Detto questo, Lula deve fare appello a tutte le sue arti diplomatiche e di abile negoziatore per non rimanere intrappolato nella crociata che l’Amministrazione Biden ha lanciato contro i due partner del Brasile nei BRICS: contro la Russia, attraverso la “guerra per procura” o “procura di guerra” condotta sul suolo ucraino con la complicità degli indegni governi neocoloniali d’Europa; e la crescente escalation bellica contro la Cina, il “principale nemico” secondo il recente documento del Consiglio di Sicurezza Nazionale perché, secondo quanto affermato nel documento, è l’unico Paese che ha la volontà e la capacità di ridisegnare a proprio vantaggio l’attuale ordine mondiale.
La Russia ha la prima, la volontà, ma non la capacità. La guerra in Ucraina è uno stratagemma volto proprio a erodere quella capacità.
Ma la Cina è un’altra cosa.

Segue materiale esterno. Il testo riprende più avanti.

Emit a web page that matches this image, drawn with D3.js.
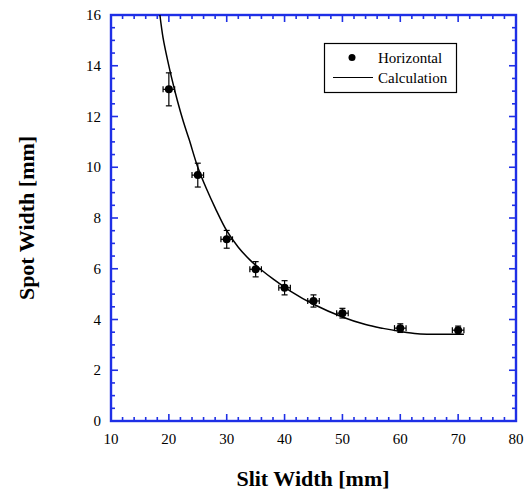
<!DOCTYPE html>
<html>
<head>
<meta charset="utf-8">
<script src="https://d3js.org/d3.v7.min.js"></script>
<style>
  body { margin: 0; background: #fff; }
  text { font-family: "Liberation Serif", "Times New Roman", serif; }
</style>
</head>
<body>
<svg id="chart" width="530" height="490"></svg>
<script>
// measured points (slit width mm, spot width mm) with errors
const slitWidth = [20, 25, 30, 35, 40, 45, 50, 60, 70];
const spotWidth = [13.07, 9.69, 7.16, 5.98, 5.25, 4.73, 4.25, 3.66, 3.58];
const spotErr   = [0.65, 0.47, 0.35, 0.3, 0.28, 0.24, 0.19, 0.17, 0.16];
const slitErr   = [1, 1, 1, 1, 1, 1, 1, 1, 1];

// calculation curve
const calcX = [18.45, 19, 19.8, 20.5, 21.5, 22.5, 23.5, 25, 26.5, 28, 30, 32, 34, 36, 38, 41, 45, 50, 54, 57, 60, 63, 66, 71];
const calcY = [16, 15.1, 14.2, 13.5, 12.6, 11.8, 11.1, 10.0, 9.15, 8.4, 7.5, 6.85, 6.35, 5.95, 5.6, 5.12, 4.6, 4.1, 3.8, 3.65, 3.53, 3.44, 3.42, 3.42];

const xTicks = [10, 20, 30, 40, 50, 60, 70, 80];
const yTicks = [0, 2, 4, 6, 8, 10, 12, 14, 16];

const axisColor = "#1e2fe6";
const svg = d3.select("#chart");
const m = { left: 111, right: 14, top: 15, bottom: 69 };
const W = 530 - m.left - m.right, H = 490 - m.top - m.bottom;

const x = d3.scaleLinear().domain([10, 80]).range([m.left, m.left + W]);
const y = d3.scaleLinear().domain([0, 16]).range([m.top + H, m.top]);

const g = svg.append("g");

// ticks (inside, all four sides)
const xMinor = d3.range(10, 80.01, 2);
const yMinor = d3.range(0, 16.01, 0.5);
const ticks = g.append("g").attr("stroke", axisColor).attr("stroke-width", 1.6);
xMinor.forEach(v => {
  const len = (v % 10 === 0) ? 7 : 4;
  ticks.append("line").attr("x1", x(v)).attr("x2", x(v))
    .attr("y1", y(0)).attr("y2", y(0) - len);
  ticks.append("line").attr("x1", x(v)).attr("x2", x(v))
    .attr("y1", y(16)).attr("y2", y(16) + len);
});
yMinor.forEach(v => {
  const len = (Math.abs(v % 2) < 1e-9) ? 7 : 4;
  ticks.append("line").attr("y1", y(v)).attr("y2", y(v))
    .attr("x1", x(10)).attr("x2", x(10) + len);
  ticks.append("line").attr("y1", y(v)).attr("y2", y(v))
    .attr("x1", x(80)).attr("x2", x(80) - len);
});

// frame
g.append("rect")
  .attr("x", x(10)).attr("y", y(16))
  .attr("width", x(80) - x(10)).attr("height", y(0) - y(16))
  .attr("fill", "none").attr("stroke", axisColor).attr("stroke-width", 2.4);

// tick labels
g.selectAll(".xl").data(xTicks).join("text")
  .attr("x", d => x(d)).attr("y", y(0) + 22.5)
  .attr("text-anchor", "middle").attr("font-size", 15).text(d => d);
g.selectAll(".yl").data(yTicks).join("text")
  .attr("x", x(10) - 10).attr("y", d => y(d) + 5)
  .attr("text-anchor", "end").attr("font-size", 15).text(d => d);

// axis titles
svg.append("text").attr("x", 313).attr("y", 485.5)
  .attr("text-anchor", "middle").attr("font-size", 22).attr("font-weight", "bold")
  .text("Slit Width [mm]");
svg.append("text").attr("transform", "translate(34,218) rotate(-90)")
  .attr("text-anchor", "middle").attr("font-size", 22).attr("font-weight", "bold")
  .text("Spot Width [mm]");

// calculation curve
const line = d3.line().x(d => x(d[0])).y(d => y(d[1])).curve(d3.curveCatmullRom);
g.append("path").datum(calcX.map((v, i) => [v, calcY[i]]))
  .attr("d", line).attr("fill", "none").attr("stroke", "#000").attr("stroke-width", 1.5);

// error bars + points
const pts = slitWidth.map((v, i) => ({ x: v, y: spotWidth[i], ey: spotErr[i], ex: slitErr[i] }));
const eb = g.append("g").attr("stroke", "#000").attr("stroke-width", 1.2);
pts.forEach(p => {
  eb.append("line").attr("x1", x(p.x)).attr("x2", x(p.x)).attr("y1", y(p.y - p.ey)).attr("y2", y(p.y + p.ey));
  eb.append("line").attr("x1", x(p.x) - 3).attr("x2", x(p.x) + 3).attr("y1", y(p.y - p.ey)).attr("y2", y(p.y - p.ey));
  eb.append("line").attr("x1", x(p.x) - 3).attr("x2", x(p.x) + 3).attr("y1", y(p.y + p.ey)).attr("y2", y(p.y + p.ey));
  eb.append("line").attr("x1", x(p.x - p.ex)).attr("x2", x(p.x + p.ex)).attr("y1", y(p.y)).attr("y2", y(p.y));
  eb.append("line").attr("x1", x(p.x - p.ex)).attr("x2", x(p.x - p.ex)).attr("y1", y(p.y) - 3).attr("y2", y(p.y) + 3);
  eb.append("line").attr("x1", x(p.x + p.ex)).attr("x2", x(p.x + p.ex)).attr("y1", y(p.y) - 3).attr("y2", y(p.y) + 3);
});
g.selectAll(".pt").data(pts).join("circle")
  .attr("cx", d => x(d.x)).attr("cy", d => y(d.y)).attr("r", 4).attr("fill", "#000");

// legend
const lg = svg.append("g");
lg.append("rect").attr("x", 324.5).attr("y", 43.5).attr("width", 132).attr("height", 49)
  .attr("fill", "#fff").attr("stroke", "#000").attr("stroke-width", 1.2);
lg.append("circle").attr("cx", 352).attr("cy", 57.5).attr("r", 3.5).attr("fill", "#000");
lg.append("line").attr("x1", 333).attr("x2", 373).attr("y1", 77.5).attr("y2", 77.5)
  .attr("stroke", "#000").attr("stroke-width", 1.2);
lg.append("text").attr("x", 378).attr("y", 63).attr("font-size", 15).text("Horizontal");
lg.append("text").attr("x", 378).attr("y", 83).attr("font-size", 15).text("Calculation");
</script>
</body>
</html>
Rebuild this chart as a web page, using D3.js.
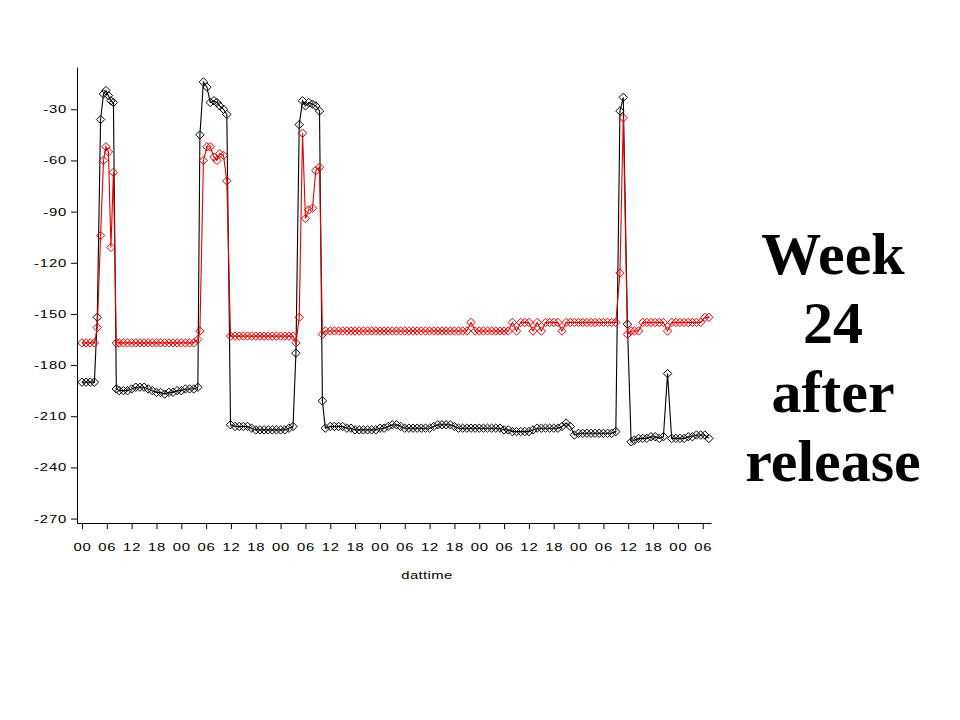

Per il Brasile il Paese asiatico è di gran lunga il primo partner commerciale: lo scambio tra i due ha raggiunto, nel 2022, 135.000 milioni di dollari, più del doppio di quello registrato con gli Stati Uniti.
I gesti di Biden nei confronti del gigante asiatico non potrebbero essere più bellicosi, e imbarazzanti per Lula: dall’invitare un rappresentante di Taiwan al suo insediamento presidenziale, gesto senza precedenti da quando gli Stati Uniti hanno riconosciuto ufficialmente la Repubblica Popolare Cinese, e fare altrettanto in occasione del suo sventurato “Vertice per la Democrazia”, dove l’inviato di Taipei siedeva accanto nientemeno che a Juan Guaidó e ad altre figure del genere.
A parte questo, bisogna ricordare le continue provocazioni che le forze statunitensi compiono nel Mar Cinese Meridionale, o la visita di Nancy Pelosi e il tentativo di negare l’accesso ai microchip alla Cina.
Lula sa che anche un altro dei suoi partner nei BRICS, l’India, oggi non è visto di buon occhio da Washington perché il suo raddoppiato scambio commerciale con la Russia è interpretato come un contributo economico allo sforzo militare di Mosca in Ucraina e ad attenuare l’impatto delle sanzioni che Biden ha imposto alla Russia.
Pertanto, dietro i sorrisi amichevoli che rimarranno stampati sulla fotografia ufficiale nella Stanza Ovale della Casa Bianca, la cosa più probabile è che, una volta che i fotografi si saranno ritirati, la tensione che oggi caratterizza il sistema internazionale si trasferisca con tutta la sua forza nell’incontro tra i due governanti.
Washington ha bisogno di alleati incondizionati per la sua crociata contro Russia e Cina, e la cosa peggiore che possa fare il Brasile, e qualsiasi altro paese latino-caraibico, è imbarcarsi in una lotta che ci è completamente estranea e in cui ha quasi tutto da perdere e niente da guadagnare.
Lula sicuramente sa che uno dei pochi modi che ha per evitare di essere reclutato in quella guerra è rafforzare l’unione dei paesi di Nostra America. Speriamo che possa agire, o lo lascino agire, di conseguenza.